In-depth Analysis

What is the October effect?

 

The October Effect is an interesting illustration of the very real consequences of market psychology. It’s sometimes also referred to as the ‘Mark Twain effect’ after his famous and very sarcastic quote in the book Pudd’nhead Wilson:

October. This is one of the peculiarly dangerous months to speculate in stocks. The others are July, January, September, April, November, May, March, June, December, August, and February.”

Depending on whom you ask, the October effect suggests that this is a month that the stock market will fall or, more likely, the month that will bring greater volatility than most others. 

The fact is, there isn’t much at all behind the concept of the October Effect. 

In the past, there have been a few major events that have contributed to the theory, and we’ll explore them more below. What causes the assumption to persist, though, is really no more than a bad reputation and a little confirmation bias.

Actually, September has a greater number of historically negative months for the market than October does. It’s also been dubbed the September Effect, and for more obvious reasons. According to JP Morgan, between 1950 and 2020, the popular American index, the Dow Jones, has declined by 0.7%, while the S&P 500 has, on average, declined by 0.5%. Even if it was founded later, in the early 1970s, the Nasdaq has also been down on average in the month of September (by 0.6%).

October on average for the last 50 years has shown an average positive result for the S&P 500 of around 0.9%. It’s also been argued that the main drivers for the events described below were established in September, and even earlier. 

Regrettably, fear sells, and as a result, each year, more articles and news items pop up to provide new ideas for why October may be a disastrous month for the stock market, always using previous collapses as proof of the theory. In actuality, this kind of news is really preying on the inexperienced trader and prompts them to act out of emotion rather than logic.

Historical dark days that happened in October

The Panic of 1907

The financial crisis known as the Panic of 1907 was precipitated by a string of poor judgments made by banking institutions and a frenzy of withdrawals brought on by public mistrust of the banking system. JP Morgan and other affluent Wall Street bankers provided loans from their own fortune in order to avert a catastrophic financial disaster in the nation.

Black Thursday 1929

The phrase “Black Thursday” refers to another notorious day in the stock market history on Thursday, October 24, 1929, when the market opened 11% lower than the previous day’s close. The frenzied selling persisted throughout the day of intense trade. Black Thursday is regarded as the start of the 1929 Great Stock Market Crash, which lasted until October 29.

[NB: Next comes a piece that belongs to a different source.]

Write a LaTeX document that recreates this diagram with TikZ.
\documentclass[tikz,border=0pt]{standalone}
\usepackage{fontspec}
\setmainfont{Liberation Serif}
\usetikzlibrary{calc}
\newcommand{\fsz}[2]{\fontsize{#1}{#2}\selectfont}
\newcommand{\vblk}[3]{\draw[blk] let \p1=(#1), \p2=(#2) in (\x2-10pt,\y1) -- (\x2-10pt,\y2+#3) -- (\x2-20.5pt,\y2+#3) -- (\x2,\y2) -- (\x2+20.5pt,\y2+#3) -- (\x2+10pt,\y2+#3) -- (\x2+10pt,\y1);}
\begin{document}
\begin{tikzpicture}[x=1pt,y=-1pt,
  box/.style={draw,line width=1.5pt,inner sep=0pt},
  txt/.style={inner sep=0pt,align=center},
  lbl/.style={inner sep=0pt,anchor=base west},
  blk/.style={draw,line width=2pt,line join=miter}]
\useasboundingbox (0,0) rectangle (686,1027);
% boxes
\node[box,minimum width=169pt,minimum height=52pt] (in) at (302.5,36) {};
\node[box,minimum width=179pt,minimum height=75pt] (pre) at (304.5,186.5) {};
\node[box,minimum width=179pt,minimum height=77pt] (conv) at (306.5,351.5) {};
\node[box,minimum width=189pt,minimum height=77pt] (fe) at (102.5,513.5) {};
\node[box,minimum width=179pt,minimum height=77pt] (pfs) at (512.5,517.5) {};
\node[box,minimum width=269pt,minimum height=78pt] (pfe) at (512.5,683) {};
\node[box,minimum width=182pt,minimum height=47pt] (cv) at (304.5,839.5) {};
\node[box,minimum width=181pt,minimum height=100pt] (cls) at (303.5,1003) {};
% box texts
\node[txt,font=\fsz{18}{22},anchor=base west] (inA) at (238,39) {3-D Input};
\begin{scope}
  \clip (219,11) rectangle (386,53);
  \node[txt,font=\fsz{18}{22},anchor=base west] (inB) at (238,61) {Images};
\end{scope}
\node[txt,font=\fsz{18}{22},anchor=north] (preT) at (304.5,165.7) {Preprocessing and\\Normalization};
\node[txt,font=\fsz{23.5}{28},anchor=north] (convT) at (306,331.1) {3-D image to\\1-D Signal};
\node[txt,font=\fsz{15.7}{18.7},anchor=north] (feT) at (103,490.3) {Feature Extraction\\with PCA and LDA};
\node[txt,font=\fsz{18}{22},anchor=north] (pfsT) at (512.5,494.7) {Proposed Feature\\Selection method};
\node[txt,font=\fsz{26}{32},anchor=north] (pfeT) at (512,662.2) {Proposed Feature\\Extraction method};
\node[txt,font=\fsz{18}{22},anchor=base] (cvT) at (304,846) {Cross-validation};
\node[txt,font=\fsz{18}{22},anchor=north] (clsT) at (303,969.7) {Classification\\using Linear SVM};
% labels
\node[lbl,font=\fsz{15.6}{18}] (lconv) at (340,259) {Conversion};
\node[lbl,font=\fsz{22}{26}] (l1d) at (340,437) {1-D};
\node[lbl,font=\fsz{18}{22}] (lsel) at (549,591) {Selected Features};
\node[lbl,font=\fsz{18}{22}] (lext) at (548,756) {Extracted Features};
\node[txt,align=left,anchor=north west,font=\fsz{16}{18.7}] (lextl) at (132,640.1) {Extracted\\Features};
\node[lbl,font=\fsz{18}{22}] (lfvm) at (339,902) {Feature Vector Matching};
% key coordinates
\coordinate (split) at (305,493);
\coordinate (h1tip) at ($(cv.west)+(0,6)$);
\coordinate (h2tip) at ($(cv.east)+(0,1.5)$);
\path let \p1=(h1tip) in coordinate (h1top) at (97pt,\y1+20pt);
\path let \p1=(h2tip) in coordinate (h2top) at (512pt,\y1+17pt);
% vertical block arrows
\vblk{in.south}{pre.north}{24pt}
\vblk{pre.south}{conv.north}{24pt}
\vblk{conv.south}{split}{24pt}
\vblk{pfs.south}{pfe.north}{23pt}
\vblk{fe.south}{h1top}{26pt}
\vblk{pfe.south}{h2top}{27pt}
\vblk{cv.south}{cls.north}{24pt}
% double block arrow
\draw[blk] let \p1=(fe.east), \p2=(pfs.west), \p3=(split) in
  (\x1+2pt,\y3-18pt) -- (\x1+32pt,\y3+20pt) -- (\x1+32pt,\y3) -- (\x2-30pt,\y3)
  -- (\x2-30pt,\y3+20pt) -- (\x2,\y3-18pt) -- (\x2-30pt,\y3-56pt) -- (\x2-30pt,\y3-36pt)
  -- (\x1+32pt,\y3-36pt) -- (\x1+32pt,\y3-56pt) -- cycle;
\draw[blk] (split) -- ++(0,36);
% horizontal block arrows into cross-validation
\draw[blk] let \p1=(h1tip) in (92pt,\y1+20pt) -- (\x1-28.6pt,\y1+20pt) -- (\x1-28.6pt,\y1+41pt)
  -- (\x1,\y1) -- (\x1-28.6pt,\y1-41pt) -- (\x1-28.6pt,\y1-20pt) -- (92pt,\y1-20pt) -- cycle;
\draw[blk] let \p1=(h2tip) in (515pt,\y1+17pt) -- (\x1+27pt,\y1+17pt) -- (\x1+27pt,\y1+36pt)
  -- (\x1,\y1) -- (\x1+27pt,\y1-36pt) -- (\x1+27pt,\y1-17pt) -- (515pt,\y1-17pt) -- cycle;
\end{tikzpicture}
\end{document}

Black Thursday also refers to Thanksgiving Day shopping and bargains, which serve as a preview of Black Friday, the start of the Christmas shopping season.

Black Monday 1929

Nearly 13% of the Dow Jones Industrial Average was lost on “Black Monday,” October 28, 1929. Opinions among Federal Reserve officials varied on the best way to stabilize the economy and the financial markets.

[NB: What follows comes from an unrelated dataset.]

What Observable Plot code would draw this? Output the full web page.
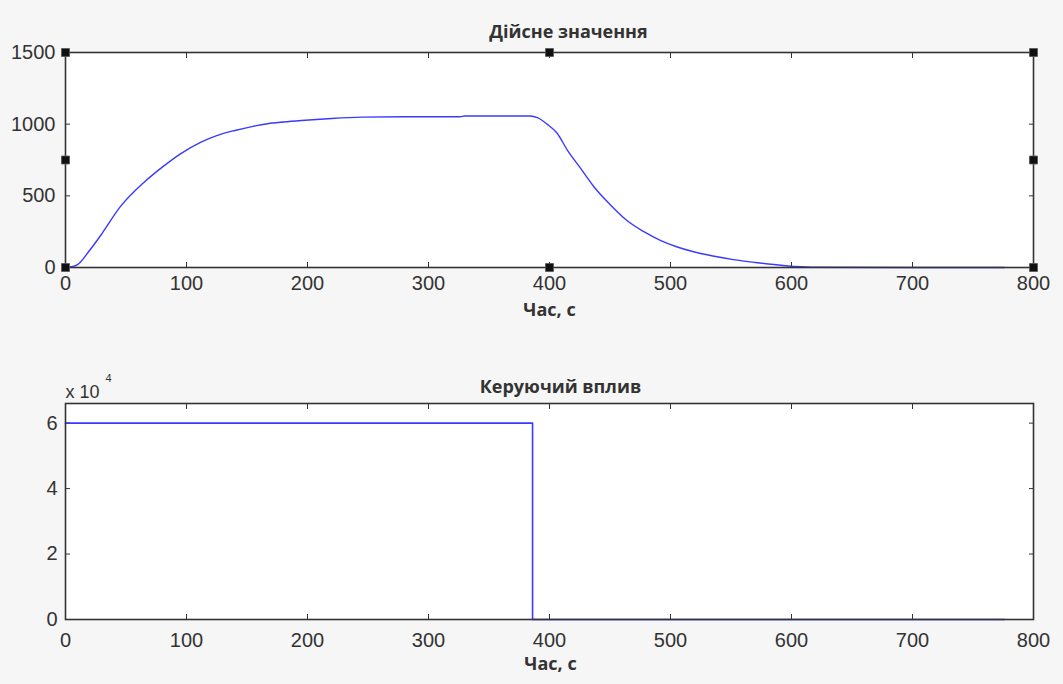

The Dow lost almost half its value by mid-November. Stocks continued to fall into the summer of 1932, when the Dow finished at 41.22, its lowest value of the 20th century and 89% below its all-time high. It wasn’t until November 1954 that the Dow reached its pre-crash levels.

Source: Federal Reserve History

Black Tuesday 1929

Black Tuesday refers to the stock market catastrophe that occurred on October 29, 1929, in the United States. This set off a series of occurrences that resulted in the Great Depression, a global economic downturn that lasted for ten years and impacted all industrialized nations.

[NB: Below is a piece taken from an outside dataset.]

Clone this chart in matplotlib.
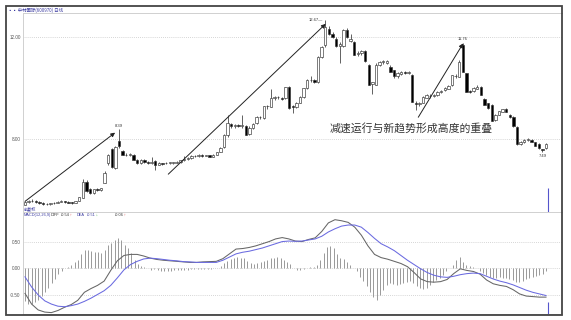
import matplotlib.pyplot as plt
import numpy as np
from matplotlib.patches import Rectangle

plt.rcParams['font.family'] = ['Noto Sans CJK SC', 'DejaVu Sans']

# daily candles (open, high, low, close)
open_ = [5.45, 5.55, 5.60, 5.58, 5.55, 5.50, 5.48, 5.47, 5.51, 5.53, 5.57, 5.58, 5.55, 5.53, 5.53,
         5.60, 5.72, 6.32, 6.08, 5.92, 6.05, 6.02, 6.30, 7.06, 7.61, 6.87, 7.92, 7.55, 7.40, 7.38,
         7.40, 7.20, 7.07, 7.18, 7.10, 7.07, 7.15, 7.00, 7.06, 7.06, 7.08, 7.08, 7.09, 7.11, 7.18,
         7.25, 7.28, 7.35, 7.33, 7.38, 7.36, 7.38, 7.32, 7.40, 7.52, 7.70, 8.17, 8.58, 8.52, 8.54,
         8.52, 8.50, 8.20, 8.45, 8.62, 8.86, 8.82, 9.28, 9.27, 9.60, 9.65, 9.62, 9.60, 10.03, 9.28,
         9.25, 9.42, 9.64, 9.99, 10.30, 10.32, 10.24, 11.22, 11.68, 12.30, 12.10, 11.92, 11.62, 11.62, 12.25,
         11.82, 11.80, 11.32, 11.35, 11.43, 10.90, 10.15, 10.12, 10.90, 11.00, 10.98, 10.83, 10.70, 10.45, 10.55,
         10.60, 10.58, 10.50, 9.40, 9.38, 9.42, 9.62, 9.70, 9.70, 9.72, 9.86, 9.92, 9.98, 10.11, 10.45,
         10.44, 11.68, 10.57, 9.86, 9.88, 9.98, 10.05, 9.56, 9.40, 9.34, 8.75, 8.95, 9.08, 9.18, 8.95,
         8.88, 8.48, 7.80, 7.88, 7.96, 7.98, 7.88, 7.82, 7.60, 7.66]
high = [5.60, 5.64, 5.66, 5.62, 5.58, 5.54, 5.52, 5.53, 5.56, 5.60, 5.62, 5.61, 5.58, 5.57, 5.60,
        5.76, 6.45, 6.42, 6.12, 6.08, 6.10, 6.12, 6.75, 7.42, 7.65, 7.75, 8.39, 7.60, 7.45, 7.46,
        7.44, 7.25, 7.22, 7.22, 7.14, 7.30, 7.20, 7.10, 7.09, 7.10, 7.12, 7.12, 7.14, 7.20, 7.35,
        7.32, 7.38, 7.40, 7.42, 7.41, 7.40, 7.40, 7.42, 7.52, 7.70, 8.20, 8.95, 8.65, 8.58, 8.60,
        8.95, 8.55, 8.50, 8.62, 8.90, 8.92, 9.30, 9.35, 9.95, 9.70, 9.70, 9.66, 10.05, 10.06, 9.35,
        9.45, 9.70, 10.00, 10.35, 10.45, 10.36, 11.25, 11.65, 12.67, 12.40, 12.18, 11.98, 11.80, 12.30, 12.35,
        12.10, 11.85, 11.45, 11.50, 11.48, 10.95, 10.25, 10.98, 11.05, 11.10, 11.08, 10.88, 10.72, 10.62, 10.68,
        10.65, 10.65, 10.54, 9.48, 9.45, 9.70, 9.78, 9.75, 9.78, 9.88, 9.92, 10.05, 10.12, 10.52, 10.55,
        11.10, 11.76, 10.60, 9.92, 10.02, 10.12, 10.08, 9.60, 9.42, 9.36, 9.00, 9.12, 9.20, 9.22, 8.98,
        8.90, 8.50, 7.92, 8.00, 8.05, 8.02, 7.90, 7.84, 7.64, 7.86]
low = [5.42, 5.52, 5.55, 5.52, 5.48, 5.45, 5.44, 5.45, 5.48, 5.51, 5.54, 5.53, 5.50, 5.49, 5.51,
       5.58, 5.70, 5.95, 5.88, 5.88, 5.98, 6.00, 6.28, 7.00, 6.90, 6.85, 7.68, 7.38, 7.33, 7.35,
       7.18, 7.05, 7.02, 7.08, 7.04, 7.05, 6.82, 6.98, 7.01, 7.02, 7.05, 7.04, 7.06, 7.08, 7.15,
       7.20, 7.24, 7.30, 7.30, 7.32, 7.33, 7.30, 7.30, 7.38, 7.50, 7.68, 8.10, 8.45, 8.46, 8.48,
       8.45, 8.15, 8.18, 8.40, 8.58, 8.78, 8.80, 9.20, 9.25, 9.55, 9.58, 9.52, 9.58, 9.18, 9.04,
       9.22, 9.40, 9.60, 9.95, 10.22, 10.18, 10.20, 11.18, 11.60, 12.05, 11.95, 11.58, 10.96, 11.58, 11.95,
       11.78, 11.28, 11.25, 11.30, 11.02, 10.10, 9.75, 10.10, 10.85, 10.95, 10.95, 10.62, 10.40, 10.40, 10.50,
       10.55, 10.55, 9.45, 9.14, 9.30, 9.40, 9.60, 9.62, 9.66, 9.70, 9.82, 9.90, 9.95, 10.08, 10.40,
       10.42, 10.62, 9.84, 9.80, 9.86, 9.95, 9.72, 9.32, 9.20, 8.72, 8.72, 8.93, 9.06, 9.05, 8.85,
       8.49, 7.78, 7.78, 7.86, 7.94, 7.88, 7.72, 7.64, 7.49, 7.64]
close = [5.55, 5.60, 5.58, 5.55, 5.50, 5.48, 5.47, 5.51, 5.53, 5.57, 5.58, 5.55, 5.53, 5.52, 5.58,
         5.74, 6.35, 5.98, 5.90, 6.05, 6.02, 6.10, 6.70, 7.39, 6.93, 7.71, 7.72, 7.40, 7.38, 7.42,
         7.20, 7.07, 7.18, 7.10, 7.07, 7.12, 6.98, 7.06, 7.04, 7.08, 7.10, 7.09, 7.11, 7.18, 7.25,
         7.28, 7.35, 7.33, 7.38, 7.36, 7.37, 7.32, 7.38, 7.50, 7.65, 8.17, 8.62, 8.52, 8.54, 8.52,
         8.55, 8.18, 8.45, 8.60, 8.86, 8.88, 9.28, 9.30, 9.60, 9.65, 9.63, 9.56, 10.03, 9.21, 9.25,
         9.42, 9.66, 9.99, 10.30, 10.32, 10.22, 11.22, 11.61, 12.39, 12.10, 12.00, 11.62, 11.70, 12.26, 12.00,
         11.90, 11.30, 11.38, 11.45, 11.05, 10.12, 10.22, 10.90, 11.02, 11.04, 11.05, 10.64, 10.45, 10.58, 10.64,
         10.58, 10.60, 9.46, 9.38, 9.40, 9.65, 9.72, 9.68, 9.74, 9.85, 9.90, 10.00, 10.08, 10.50, 10.48,
         11.03, 10.64, 9.86, 9.85, 10.00, 10.05, 9.73, 9.34, 9.22, 8.73, 8.95, 9.10, 9.18, 9.08, 8.88,
         8.50, 7.80, 7.88, 7.96, 8.02, 7.90, 7.74, 7.66, 7.58, 7.80]

# MACD(12,26,9): DIFF and DEA, bars read one by one
diff = [-0.47, -0.67, -0.78, -0.82, -0.83, -0.79, -0.73, -0.68, -0.60, -0.45,
        -0.38, -0.32, -0.24, -0.04, 0.14, 0.24, 0.26, 0.26, 0.23, 0.19,
        0.165, 0.15, 0.14, 0.13, 0.12, 0.11, 0.11, 0.12, 0.125, 0.13,
        0.18, 0.27, 0.36, 0.37, 0.39, 0.42, 0.46, 0.50, 0.55, 0.575,
        0.55, 0.51, 0.50, 0.54, 0.57, 0.69, 0.85, 0.91, 0.89, 0.86,
        0.77, 0.62, 0.42, 0.26, 0.20, 0.17, 0.13, 0.09, 0.03, -0.08,
        -0.20, -0.25, -0.26, -0.25, -0.21, -0.10, -0.01, -0.04, -0.06, -0.11,
        -0.22, -0.29, -0.32, -0.34, -0.40, -0.48, -0.52, -0.53, -0.54, -0.54]
dea = [-0.16, -0.35, -0.50, -0.61, -0.67, -0.71, -0.72, -0.70, -0.67, -0.62,
       -0.56, -0.49, -0.42, -0.32, -0.18, -0.03, 0.07, 0.13, 0.175, 0.19,
       0.18, 0.165, 0.15, 0.14, 0.125, 0.12, 0.11, 0.11, 0.11, 0.11,
       0.15, 0.21, 0.27, 0.30, 0.32, 0.35, 0.38, 0.42, 0.46, 0.50,
       0.51, 0.505, 0.51, 0.53, 0.55, 0.60, 0.68, 0.74, 0.79, 0.81,
       0.81, 0.77, 0.67, 0.56, 0.46, 0.40, 0.33, 0.24, 0.15, 0.07,
       -0.01, -0.08, -0.13, -0.16, -0.17, -0.15, -0.12, -0.10, -0.09, -0.10,
       -0.15, -0.20, -0.24, -0.27, -0.31, -0.36, -0.41, -0.45, -0.48, -0.51]
macd_hist = [-0.62, -0.66, -0.675, -0.64, -0.59, -0.51, -0.45, -0.375, -0.28, -0.20,
             -0.11, -0.05, 0.0, 0.03, 0.06, 0.11, 0.156, 0.26, 0.34, 0.34,
             0.325, 0.31, 0.31, 0.28, 0.34, 0.44, 0.47, 0.53, 0.56, 0.53,
             0.44, 0.375, 0.28, 0.156, 0.075, 0.04, 0.02, 0.0125, -0.03, -0.013,
             -0.03, -0.045, -0.05, -0.045, -0.045, -0.04, -0.04, -0.03, -0.03, -0.025,
             -0.02, -0.013, -0.006, -0.013, -0.02, -0.013, -0.013, 0.0, 0.0125, 0.05,
             0.09, 0.14, 0.175, 0.20, 0.22, 0.20, 0.19, 0.14, 0.09, 0.075,
             0.09, 0.11, 0.14, 0.156, 0.19, 0.20, 0.21, 0.19, 0.156,
             0.12, 0.075, 0.0125, -0.03, -0.03, -0.02, 0.0125, 0.03, 0.03, 0.06,
             0.156, 0.28, 0.39, 0.41, 0.375, 0.26, 0.19, 0.175, 0.125, 0.06,
             0.0, -0.05, -0.16, -0.24, -0.34, -0.45, -0.53, -0.59, -0.50, -0.41,
             -0.31, -0.28, -0.30, -0.31, -0.30, -0.28, -0.25, -0.24, -0.28, -0.34,
             -0.375, -0.39, -0.36, -0.31, -0.26, -0.22, -0.175, -0.125, -0.06, 0.0,
             0.06, 0.156, 0.22, 0.125, 0.06, 0.04, 0.03, 0.0, -0.05, -0.09,
             -0.125, -0.16, -0.175, -0.175, -0.16, -0.175, -0.19, -0.20, -0.22, -0.25,
             -0.26, -0.24, -0.20, -0.175, -0.16, -0.14, -0.125, -0.11, -0.06]

price_ticks = [8, 12]
macd_ticks = [-0.5, 0, 0.5]
title = '▪▪ 中材国际(600970) 日线'
note = '减速运行与新趋势形成高度的重叠'

# trend arrows (candle index, price)
arrows = [((0, 5.58), (24.9, 8.26)),
          ((39.6, 6.64), (83.1, 12.50)),
          ((108.7, 8.86), (121.1, 11.74))]

W, H = 571, 320
fig = plt.figure(figsize=(W / 100, H / 100), dpi=100)


def box(x0, y0, x1, y1):
    return [x0 / W, 1 - y1 / H, (x1 - x0) / W, (y1 - y0) / H]


def ftext(x, y, s, **kw):
    fig.text(x / W, 1 - y / H, s, **kw)


ax = fig.add_axes(box(22.7, 13, 562, 212))
ax2 = fig.add_axes(box(22.7, 212, 562, 314), sharex=ax)

n = len(close)
idx = np.arange(n)
o = np.array(open_)
c = np.array(close)
up = c >= o

ax.vlines(idx, low, high, color='#222', lw=0.5, zorder=2)
body = np.maximum(np.abs(c - o), 0.025)
ax.bar(idx, body, bottom=np.minimum(o, c), width=0.66,
       color=np.where(up, 'white', 'black'), edgecolor='#333', linewidth=0.45, zorder=3)

step = (546 - 25) / (n - 1)
ax.set_xlim(-(25 - 22.7) / step, n - 1 + (562 - 546) / step)
ax.set_ylim(5.166, 12.924)
ax2.set_ylim(-0.856, 1.054)

for a, ticks in ((ax, price_ticks), (ax2, macd_ticks)):
    a.set_yticks(ticks)
    a.set_yticklabels([f'{t:.2f}' for t in ticks], fontsize=3.3, color='#555',
                      family='Liberation Sans')
    a.tick_params(axis='y', length=0, pad=1.5)
    a.tick_params(axis='x', bottom=False, labelbottom=False)
    for t in ticks:
        a.axhline(t, color='#c8c8c8', lw=0.6, ls=(0, (1, 1.5)), zorder=0)
    for side in ('top', 'bottom', 'left'):
        a.spines[side].set_color('#d0d0d0')
        a.spines[side].set_linewidth(0.7)
    a.spines['right'].set_visible(False)

# price labels at the notable highs and the final low
lab = dict(fontsize=3.0, color='#333', family='Liberation Sans')
i1 = int(np.argmax(high[:40]))
ax.text(i1, high[i1] + 0.05, f'{high[i1]:.2f}', ha='center', va='bottom', **lab)
i2 = int(np.argmax(high))
ax.text(i2 - 0.6, high[i2], f'{high[i2]:.2f}—', ha='right', va='center', **lab)
i3 = 100 + int(np.argmax(high[100:]))
ax.text(i3, high[i3] + 0.06, f'{high[i3]:.2f}', ha='center', va='bottom', **lab)
i4 = 130 + int(np.argmin(low[130:]))
ax.text(i4, low[i4] - 0.05, f'{low[i4]:.2f}', ha='center', va='top', **lab)

for start, end in arrows:
    ax.annotate('', xy=end, xytext=start,
                arrowprops=dict(arrowstyle='-|>', color='#222', lw=0.7,
                                mutation_scale=6, shrinkA=0, shrinkB=0))

ax.text(84.3, 8.44, note, fontsize=7.8, ha='left', va='center', color='#333')

# cursor line at the right edge
cur = n - 1 + 0.6
ax.vlines(cur, 5.166, 6.10, color='#5555cc', lw=0.8)
ax2.vlines(cur, -0.856, -0.63, color='#5555cc', lw=0.8)

# MACD panel
xh = np.linspace(0, n - 1, len(macd_hist))
ax2.vlines(xh, 0, macd_hist, color='#999', lw=0.7, zorder=1)
xl = np.linspace(0, n - 1, len(diff))
ax2.plot(xl, diff, color='#666', lw=0.75, zorder=3)
ax2.plot(xl, dea, color='#6a6ae0', lw=0.75, zorder=3)

# header texts
hdr = dict(fontsize=2.8, va='center', family=['Liberation Sans', 'DejaVu Sans'])
ftext(8, 10.5, title, fontsize=3.2, color='#3a3aa0', va='center')
ftext(24, 208.5, '前复权', fontsize=3.0, color='#3a3aa0', va='center')
hy = 215
ftext(24, hy, 'MACD(12,26,9)', color='#3a3aa0', **hdr)
ftext(51, hy, 'DIFF', color='#333', **hdr)
ftext(61, hy, f'{diff[-1]:.2f}', color='#333', **hdr)
ftext(69, hy, '↑', color='#d02020', **hdr)
ftext(77, hy, 'DEA', color='#3a3aa0', **hdr)
ftext(87, hy, f'{dea[-1]:.2f}', color='#3a3aa0', **hdr)
ftext(95, hy, '↓', color='#20a020', **hdr)
ftext(115, hy, f'{macd_hist[-1]:.2f}', color='#333', **hdr)
ftext(123, hy, '↑', color='#d02020', **hdr)

# outer frame
fig.add_artist(Rectangle((6 / W, 1 - 315 / H), (562 - 6) / W, (315 - 6) / H,
                         transform=fig.transFigure, fill=False, edgecolor='#444', lw=1.3))

fig.savefig('out.png', dpi=100)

The stock market faltered in the late 1920s as real estate prices dropped. People hurried to sell their shares and exit the market on October 29 as stock prices began to decline, which further lowered prices. This cycle resulted in an increase in “panic selling,” which caused the stock market to decline to all-time lows.

Black Monday 1987

American markets dropped more than 20% in a single day on October 19, 1987, during the “Black Monday” stock market meltdown. Investor panic and computer-driven trading algorithms that followed a portfolio insurance strategy are believed to have been the primary causes of the disaster.

Since then, the SEC has installed many safeguards, including trading limits and circuit breakers, to stop investors from selling in a panic and repeating the events that happened that day.

Final Word

It doesn’t really matter what the driving force behind October’s reputation is, timing the market is mostly recognized as a complex skill to master. It is helpful to be aware of market patterns such as these when trading and investing, so then you can take advantage of lower prices, or short-sell the markets with financial derivatives like CFD, or “Contract For Difference”. 

It is not preferable to sell in a panic if you’re investing over the long run, since doing so would lock in losses. Always keep in mind your financial goals and your strategy. After a downward movement, it’s likely for the market to eventually rebound, and historically speaking, bull markets have lasted for a far longer period of time than bear markets.

Investors can use the periods of market downturns to their advantage by purchasing financial assets they’re interested in at lower prices. Downturns are a fact of trading life. Smart investors know to buy when others are selling and have a list of companies or other assets they want to purchase ready to go at a discount.

Return your attention to your trading and risk management strategies, consider your long-term investing plan, and as always, you should never put more money at risk in the markets than you can afford to lose.